● **YOUR OBJECTIVE**
From the very first line of the data to the line containing "ys = alt.Scale(domain=[0, 120], nice=False)", retype everything exactly, leaving the pictures behind.
┌──
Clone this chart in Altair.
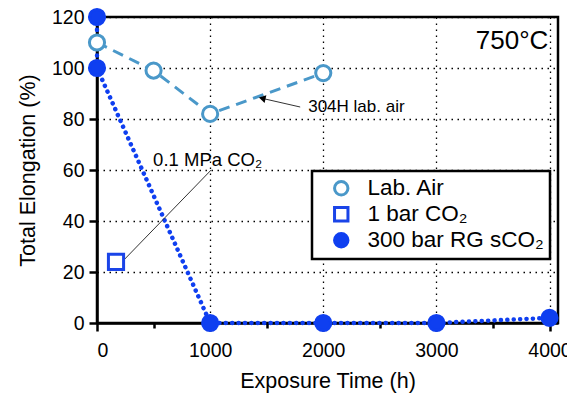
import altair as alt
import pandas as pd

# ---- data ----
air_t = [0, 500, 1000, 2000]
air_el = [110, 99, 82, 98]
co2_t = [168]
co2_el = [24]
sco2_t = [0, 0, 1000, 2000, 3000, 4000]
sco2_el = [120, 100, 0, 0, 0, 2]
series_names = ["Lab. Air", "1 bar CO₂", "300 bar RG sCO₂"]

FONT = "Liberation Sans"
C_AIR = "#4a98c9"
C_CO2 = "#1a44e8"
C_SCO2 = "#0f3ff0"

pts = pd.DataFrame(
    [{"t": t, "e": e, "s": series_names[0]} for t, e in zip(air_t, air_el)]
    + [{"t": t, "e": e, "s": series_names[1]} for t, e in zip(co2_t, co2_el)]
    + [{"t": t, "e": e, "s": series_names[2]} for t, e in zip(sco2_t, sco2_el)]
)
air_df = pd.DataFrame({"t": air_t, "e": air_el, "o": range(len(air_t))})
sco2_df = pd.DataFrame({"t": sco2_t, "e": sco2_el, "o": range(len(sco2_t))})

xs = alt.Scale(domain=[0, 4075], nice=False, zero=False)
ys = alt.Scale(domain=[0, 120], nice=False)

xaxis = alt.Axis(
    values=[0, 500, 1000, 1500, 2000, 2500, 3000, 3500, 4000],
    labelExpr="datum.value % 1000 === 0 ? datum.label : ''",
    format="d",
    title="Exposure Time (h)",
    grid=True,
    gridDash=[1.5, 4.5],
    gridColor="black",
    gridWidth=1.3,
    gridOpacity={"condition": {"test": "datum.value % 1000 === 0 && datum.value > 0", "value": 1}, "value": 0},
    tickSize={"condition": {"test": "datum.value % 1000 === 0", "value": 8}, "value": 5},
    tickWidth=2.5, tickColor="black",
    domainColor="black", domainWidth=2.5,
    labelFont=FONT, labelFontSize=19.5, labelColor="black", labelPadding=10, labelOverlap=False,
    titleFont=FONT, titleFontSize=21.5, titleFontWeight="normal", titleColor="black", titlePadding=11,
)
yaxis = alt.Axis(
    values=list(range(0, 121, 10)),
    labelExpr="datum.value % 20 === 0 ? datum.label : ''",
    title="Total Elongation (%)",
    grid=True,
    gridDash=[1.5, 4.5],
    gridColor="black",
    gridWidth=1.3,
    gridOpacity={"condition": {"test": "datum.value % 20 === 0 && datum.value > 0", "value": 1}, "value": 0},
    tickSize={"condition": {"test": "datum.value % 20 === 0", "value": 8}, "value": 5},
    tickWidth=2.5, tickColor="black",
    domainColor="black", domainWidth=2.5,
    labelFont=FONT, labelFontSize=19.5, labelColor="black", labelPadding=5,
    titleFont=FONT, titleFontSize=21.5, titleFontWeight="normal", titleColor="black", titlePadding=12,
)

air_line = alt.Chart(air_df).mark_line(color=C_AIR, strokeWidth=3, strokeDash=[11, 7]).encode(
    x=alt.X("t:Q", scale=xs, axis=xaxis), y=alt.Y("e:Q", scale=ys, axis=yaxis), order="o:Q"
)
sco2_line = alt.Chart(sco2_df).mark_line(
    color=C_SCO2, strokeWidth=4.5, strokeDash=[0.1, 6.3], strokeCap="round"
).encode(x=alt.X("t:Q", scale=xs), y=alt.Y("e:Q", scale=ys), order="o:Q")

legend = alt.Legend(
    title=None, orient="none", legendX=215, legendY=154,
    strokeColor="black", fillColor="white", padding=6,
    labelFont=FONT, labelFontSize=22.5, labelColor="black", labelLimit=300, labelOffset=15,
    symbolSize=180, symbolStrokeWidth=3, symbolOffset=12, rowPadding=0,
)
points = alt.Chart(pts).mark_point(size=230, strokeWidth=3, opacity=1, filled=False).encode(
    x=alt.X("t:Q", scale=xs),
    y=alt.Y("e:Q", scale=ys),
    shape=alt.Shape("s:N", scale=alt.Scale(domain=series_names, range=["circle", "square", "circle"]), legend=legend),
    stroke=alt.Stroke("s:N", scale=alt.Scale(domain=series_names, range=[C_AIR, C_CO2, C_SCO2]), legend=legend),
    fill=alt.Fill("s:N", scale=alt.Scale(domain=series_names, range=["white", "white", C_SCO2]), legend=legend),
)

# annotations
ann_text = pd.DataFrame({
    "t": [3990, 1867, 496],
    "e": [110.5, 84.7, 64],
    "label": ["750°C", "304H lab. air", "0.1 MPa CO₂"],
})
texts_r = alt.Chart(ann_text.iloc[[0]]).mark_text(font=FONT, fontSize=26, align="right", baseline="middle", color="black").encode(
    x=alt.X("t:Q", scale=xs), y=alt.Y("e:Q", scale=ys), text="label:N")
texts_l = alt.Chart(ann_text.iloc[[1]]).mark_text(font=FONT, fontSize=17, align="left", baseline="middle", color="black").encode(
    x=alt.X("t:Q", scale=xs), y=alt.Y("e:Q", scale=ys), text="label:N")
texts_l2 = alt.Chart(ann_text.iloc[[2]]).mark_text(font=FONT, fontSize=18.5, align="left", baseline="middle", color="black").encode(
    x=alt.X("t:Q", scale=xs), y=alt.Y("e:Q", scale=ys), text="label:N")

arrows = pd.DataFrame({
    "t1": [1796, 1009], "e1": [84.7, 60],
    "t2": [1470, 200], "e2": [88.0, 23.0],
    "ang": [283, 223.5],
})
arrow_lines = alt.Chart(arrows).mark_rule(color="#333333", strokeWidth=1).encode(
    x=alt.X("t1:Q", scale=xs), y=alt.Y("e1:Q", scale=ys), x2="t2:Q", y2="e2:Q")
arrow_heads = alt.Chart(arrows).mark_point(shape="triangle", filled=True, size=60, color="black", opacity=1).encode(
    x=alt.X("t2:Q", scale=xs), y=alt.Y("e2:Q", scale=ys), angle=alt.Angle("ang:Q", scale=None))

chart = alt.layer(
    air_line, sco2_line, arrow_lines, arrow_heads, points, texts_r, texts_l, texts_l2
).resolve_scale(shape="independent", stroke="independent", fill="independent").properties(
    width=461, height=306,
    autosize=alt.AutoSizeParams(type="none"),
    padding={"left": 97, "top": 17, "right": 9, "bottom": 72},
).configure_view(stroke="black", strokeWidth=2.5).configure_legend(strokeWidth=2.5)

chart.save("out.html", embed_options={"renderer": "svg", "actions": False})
└──
● **RESULT FOR THIS TASK**
Clone this chart in Altair.
import altair as alt
import pandas as pd

# ---- data ----
air_t = [0, 500, 1000, 2000]
air_el = [110, 99, 82, 98]
co2_t = [168]
co2_el = [24]
sco2_t = [0, 0, 1000, 2000, 3000, 4000]
sco2_el = [120, 100, 0, 0, 0, 2]
series_names = ["Lab. Air", "1 bar CO₂", "300 bar RG sCO₂"]

FONT = "Liberation Sans"
C_AIR = "#4a98c9"
C_CO2 = "#1a44e8"
C_SCO2 = "#0f3ff0"

pts = pd.DataFrame(
    [{"t": t, "e": e, "s": series_names[0]} for t, e in zip(air_t, air_el)]
    + [{"t": t, "e": e, "s": series_names[1]} for t, e in zip(co2_t, co2_el)]
    + [{"t": t, "e": e, "s": series_names[2]} for t, e in zip(sco2_t, sco2_el)]
)
air_df = pd.DataFrame({"t": air_t, "e": air_el, "o": range(len(air_t))})
sco2_df = pd.DataFrame({"t": sco2_t, "e": sco2_el, "o": range(len(sco2_t))})

xs = alt.Scale(domain=[0, 4075], nice=False, zero=False)
ys = alt.Scale(domain=[0, 120], nice=False)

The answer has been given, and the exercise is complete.